Something leaked from inside the Democratic Socialists of America now has New Yorkers asking uncomfortable questions — and Mayor Zohran Mamdani should be answering them plainly, not hiding behind party boilerplate. Internal DSA minutes and slides reviewed by Newsweek show a China Working Group that planned trips, talked about meeting with Chinese officials and discussed messaging that avoids “weeds” like Taiwan and Xinjiang. Those are not harmless study tours. They are a window into how a political network tied to the mayor approaches a foreign power with serious human-rights and security problems.
What the leaked documents actually show
Newsweek published dozens of internal minutes and slides from the DSA China Working Group. They include photos and captions from trips to places like Guizhou and what appears to be Xinjiang. The notes record language such as “China wants to interface with the DSA” and a flashy line about making a “killer two‑week itinerary” and “hire locals” to smooth the way. Other entries show some members urging the group to avoid sensitive topics and even questioning reports about Uyghur abuses.
Why this matters for Mayor Zohran Mamdani
Mayor Zohran Mamdani’s political home has long been the DSA. That is a fact. What is not in the public record is any direct proof that Mayor Mamdani attended those meetings or took those trips. Newsweek’s reporting does not show him in the minutes. But when your political rise comes through a network that is courting officials and party‑affiliated hosts in the People’s Republic, voters deserve full transparency. If Mamdani had nothing to hide, a simple, direct statement and documents would end this. Silence looks like a strategy — and strategy is not the same as innocence.
What reporters and watchdogs should demand next
Chain of custody, proof of contacts, and open records
This leak raises four basic follow-ups: 1) forensic checks of the files — metadata, origin, authenticity; 2) a clear accounting of who in the DSA met which Chinese officials and when; 3) any evidence tying Mayor Mamdani or his office to those meetings; and 4) answers from the DSA coordinators, especially the China Working Group leads. Anonymous tips do a useful job of flagging problems. They do not replace documents, calendar entries or sworn testimony. If anyone really believes U.S. politics shouldn’t be transparent about foreign contacts, they’re choosing the wrong century.

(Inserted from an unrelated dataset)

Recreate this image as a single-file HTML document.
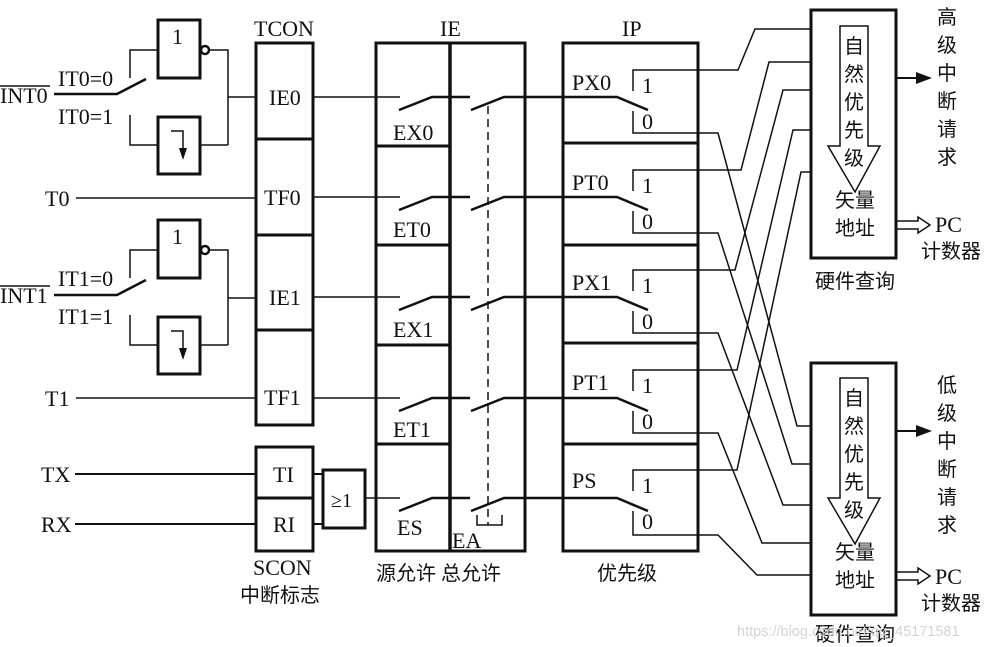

Final takeaway: demand answers, not spin
This is not just inside‑baseball for activist groups. It’s about how American political networks interact with a foreign regime that actively seeks influence. The DSA needs to explain the purpose of these exchanges. Mayor Zohran Mamdani needs to explain what he knew and when. Reporters should stop recycling anonymous spin and start insisting on fingerprints — digital and human. Voters deserve plain answers, not rehearsed denials. If this is a misunderstanding, clear it up. If it’s more, the city and the country deserve to know.